Even in the coveted IT sector, the trend of wealth flowing upwards remains intact, as the pay gap between the highest and lowest paid employees of companies keeps increasing. The value generated by the work of millions is appropriated by the higher management and shareholders while the rest work for a pittance. This mirrors the realities of economic inequality in India which is one of the most blatant and extreme in the world.

Despite all this, the corporate and startup ecosystem represents those who are the social cream of the country. Their Brahmanical mindset primes them to support right-wing Hindutva and makes them loath to identify with the working class or act in solidarity with them. In fact, their predominantly upper-caste savarna backgrounds makes it nearly impossible for them to have solidarity with anyone outside their birth-based communities, for such is the structure of caste itself. Their brand of ethno-nationalism is opportunistic and perfectly compatible with moving abroad at the first chance of a better life, which explains the India diaspora’s preponderance.

Like all strains of fascism, Hindutva is in lockstep with capitalism and both systems are given the full ideological, moral, and political backing of India’s savarna petite-bourgeoise labour aristocracy. This self-proclaimed middle-class revels in a mythos of self-righteous victimization where the plot and protagonist change faster than in Ovid’s Metamorphosis. At times they become persecuted “taxpayers”, at others they are the supposed “oppressed Hindus” of yore being trampled underfoot by Muslims, and then there’s the usual raised hackles over the plight of the ‘general category’, a tantrum that has finally secured the unjust EWS quota for them. This is a group that is firmly entrenched in the status-quo and completely taken in by visions of being self-made, Aatmanirbhar entrepreneurs.

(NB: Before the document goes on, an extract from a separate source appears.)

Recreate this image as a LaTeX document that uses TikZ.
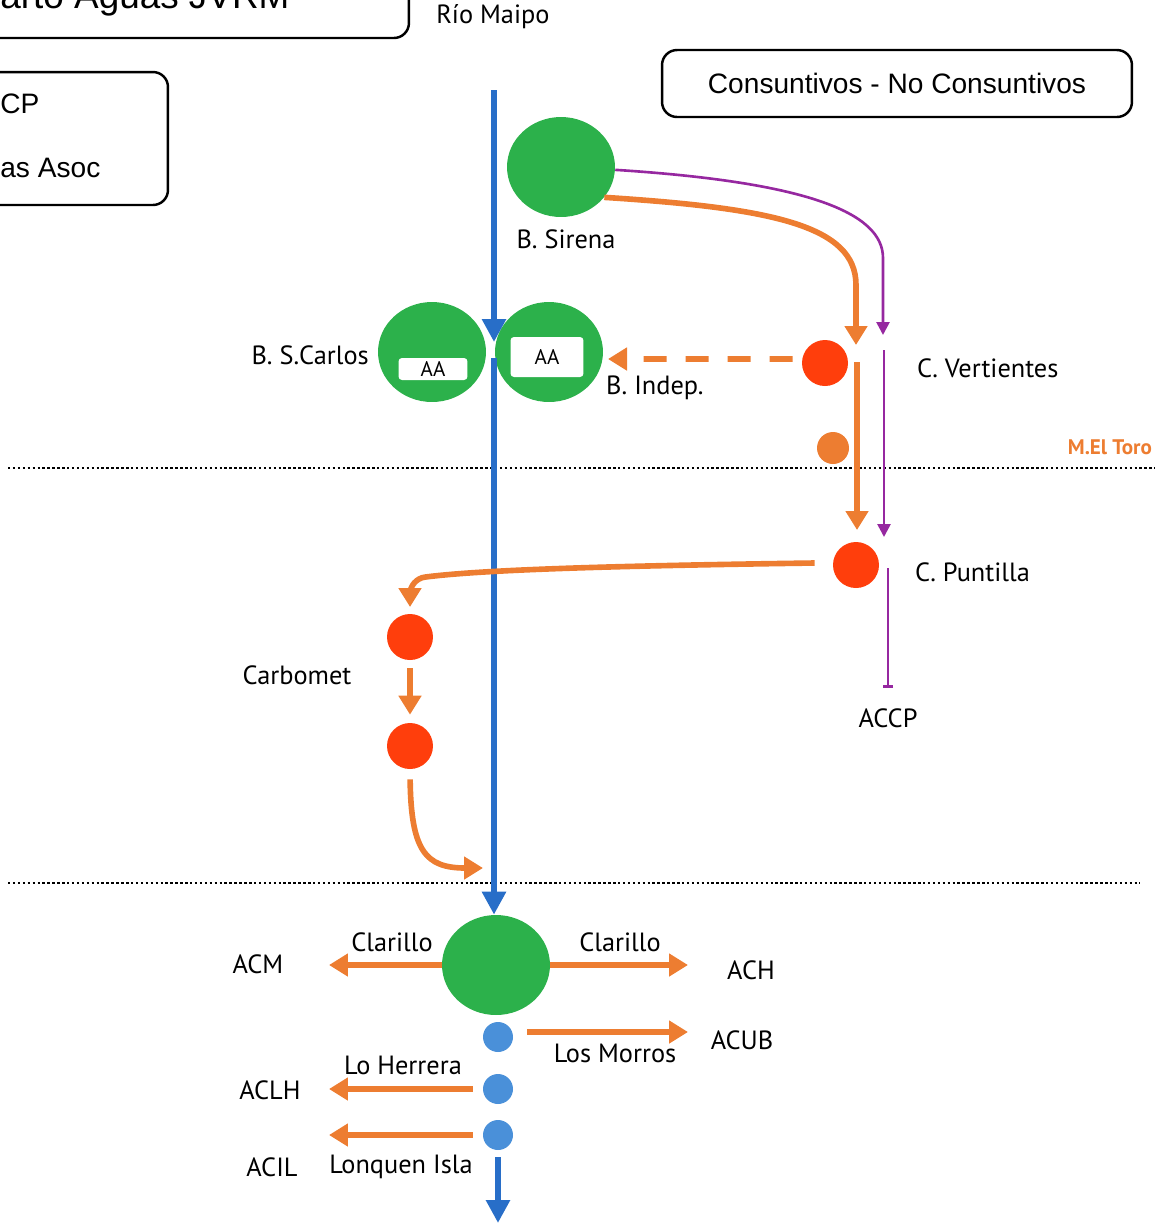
\documentclass[tikz,border=0pt]{standalone}
\usepackage{fontspec}
\setmainfont{PT Sans}
\newfontfamily\cajafont{Liberation Sans}
\usetikzlibrary{arrows.meta,shapes.geometric}

\definecolor{verde}{RGB}{44,177,75}
\definecolor{naranja}{RGB}{237,125,49}
\definecolor{rojo}{RGB}{255,62,12}
\definecolor{morado}{RGB}{150,40,160}
\definecolor{azul}{RGB}{40,110,200}
\definecolor{celeste}{RGB}{74,144,217}

\tikzset{
	bocatoma/.style={ellipse, fill=verde, minimum width=2.16cm, minimum height=2cm, inner sep=0pt},
	canal/.style={circle, fill=rojo, minimum size=0.92cm, inner sep=0pt},
	compuerta/.style={circle, fill=celeste, minimum size=0.6cm, inner sep=0pt},
	caja/.style={draw, line width=1.4pt, rounded corners=0.3cm},
	aa/.style={fill=white, rounded corners=2pt, inner sep=0pt, font=\fontsize{12}{14}\selectfont},
	flujo/.style={naranja, line width=3.2pt, -{Triangle[length=0.38cm,width=0.44cm]}},
	consumo/.style={morado, line width=1.5pt, -{Triangle[length=0.26cm,width=0.26cm]}},
	rio/.style={azul, line width=3.8pt, -{Triangle[length=0.46cm,width=0.46cm]}},
	limite/.style={line width=1.3pt, dash pattern=on 1.4pt off 1.4pt}
}

\begin{document}
\begin{tikzpicture}[x=0.02cm, y=-0.02cm, font=\fontsize{15}{18}\selectfont]
	\useasboundingbox (0,0) rectangle (1160,1225);
	\clip (0,0) rectangle (1160,1225);

	% cajas
	\node[caja, minimum width=10.44cm, minimum height=1.6cm] (reparto) at (148,-2) {};
	\node[anchor=base west, inner sep=0pt, font=\cajafont\fontsize{21}{24}\selectfont] (repartotxt) at (0,8) {arto Aguas JVRM};
	\node[caja, minimum width=5.36cm, minimum height=2.66cm] (leyenda) at (34,138.5) {};
	\node[anchor=base west, inner sep=0pt, font=\cajafont\fontsize{16}{19}\selectfont] (ccp) at (0,113) {CP};
	\node[anchor=base west, inner sep=0pt, font=\cajafont\fontsize{16}{19}\selectfont] (asoc) at (0,177) {as Asoc};
	\node[caja, minimum width=9.4cm, minimum height=1.34cm, font=\cajafont\fontsize{16}{19}\selectfont] (usos) at (897,83.5) {Consuntivos - No Consuntivos};

	\node (maipo) at (493,17) {Río Maipo};

	% bocatomas
	\node[bocatoma] (sirena) at (561,167) {};
	\node (lsirena) at (566,239) {B. Sirena};
	\node[bocatoma] (scarlos) at (432,352) {};
	\node[aa, minimum width=1.38cm, minimum height=0.44cm] (aascarlos) at (433,369) {AA};
	\node[anchor=east] (lscarlos) at (375,355) {B. S.Carlos};
	\node[bocatoma] (indep) at (549,352) {};
	\node[aa, minimum width=1.46cm, minimum height=0.8cm] (aaindep) at (547,357) {AA};
	\node[anchor=west] (lindep) at (600,388) {B. Indep.};
	\node[bocatoma] (union) at (496,965) {};
	\foreach \n/\y in {1/1037, 2/1089, 3/1135}
		\node[compuerta] (comp\n) at (498,\y) {};

	% canales
	\node[canal] (vert) at (825,363) {};
	\node[anchor=west] (lvert) at (911,368) {C. Vertientes};
	\node[circle, fill=naranja, minimum size=0.64cm, inner sep=0pt] (toro) at (833,448) {};
	\node[anchor=east, naranja, font=\bfseries\fontsize{12}{14}\selectfont] (ltoro) at (1158,447) {M.El Toro};
	\node[canal] (punt) at (856,565) {};
	\node[anchor=west] (lpunt) at (909,572) {C. Puntilla};
	\node (accp) at (888,718) {ACCP};
	\node[canal] (carb1) at (410,637) {};
	\node[canal] (carb2) at (410,746) {};
	\node (lcarb) at (297,675) {Carbomet};

	\draw[limite] (8,468) -- (1155,468);
	\draw[limite] (8,883) -- (1140,883);

	% extremos libres
	\coordinate (naciente) at (494,90);
	\coordinate (paso) at (494,342);
	\coordinate (reanuda) at (494,358);
	\coordinate (tvert) at (856,345);
	\coordinate (tvertm) at (883,335);
	\coordinate (vsal) at (857,362);
	\coordinate (tpunt) at (857,530);
	\coordinate (vsalm) at (884,350);
	\coordinate (tpuntm) at (884,537);
	\coordinate (psalm) at (888,568);
	\coordinate (tccp) at (888,688);
	\coordinate (tindep) at (608,359);
	\coordinate (tcarb) at (410,607);
	\coordinate (tentrada) at (483,868);

	% rio
	\draw[rio] (naciente) -- (paso);
	\draw[rio] (reanuda) -- (reanuda |- union.north);

	\draw[flujo] (sirena.-35) .. controls (770,208) and (856,225) .. (856,285) -- (tvert);
	\draw[consumo] (sirena.-3) .. controls (805,182) and (883,212) .. (883,258) -- (tvertm);
	\draw[flujo] (vsal) -- (tpunt);
	\draw[consumo] (vsalm) -- (tpuntm);
	\draw[consumo, -{Bar[width=0.2cm]}] (psalm) -- (tccp);
	\draw[flujo, dash pattern=on 0.46cm off 0.38cm] ([xshift=-0.18cm,yshift=0.08cm]vert.west) -- (tindep);
	\draw[flujo, rounded corners=0.3cm] ([xshift=-0.36cm,yshift=0.04cm]punt.west) .. controls (600,566) and (480,570) .. (410,579) -- (tcarb);
	\draw[flujo, shorten <=0.16cm, shorten >=0.16cm] (carb1.south) -- (carb2.north);
	\draw[flujo, shorten <=0.2cm] (carb2.south) .. controls (411,850) and (425,868) .. (tentrada);

	% confluencia
	\node (acm) at (258,964) {ACM};
	\node (clarm) at (392,942) {Clarillo};
	\node (clarh) at (620,942) {Clarillo};
	\node (ach) at (751,970) {ACH};
	\node (morros) at (615,1053) {Los Morros};
	\node (acub) at (742,1040) {ACUB};
	\node (herrera) at (403,1065) {Lo Herrera};
	\node (aclh) at (270,1090) {ACLH};
	\node (lonquen) at (401,1167) {Lonquen Isla};
	\node (acil) at (272,1167) {ACIL};

	\coordinate (tacm) at (329,965);
	\coordinate (tach) at (688,965);
	\coordinate (tacub) at (688,1032);
	\coordinate (taclh) at (329,1089);
	\coordinate (tacil) at (329,1135);
	\coordinate (desague) at (498,1223);

	\draw[flujo] (union.west) -- (tacm);
	\draw[flujo] (union.east) -- (tach);
	\draw[flujo] ([xshift=0.28cm]comp1.east |- tacub) -- (tacub);
	\draw[flujo] ([xshift=-0.2cm]comp2.west) -- (taclh);
	\draw[flujo] ([xshift=-0.2cm]comp3.west) -- (tacil);
	\draw[rio] ([yshift=-0.14cm]comp3.south) -- (desague);
\end{tikzpicture}
\end{document}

Socialism, the only answer

Capitalism will reveal its brutal character wherever the masses are disempowered and divided. The structures of liberal democracy have only compromised with fascist political tendencies and its institutions are crumbling or complicit in these times of fascist ascendency and assault. A new Left that is progressive and socially radical needs to resolve the conflicts of class vs. identity on priority and take on the saffron capitalists. The choice is simple: socialism or barbarism?

Arjun Banerjee is a writer and journalist.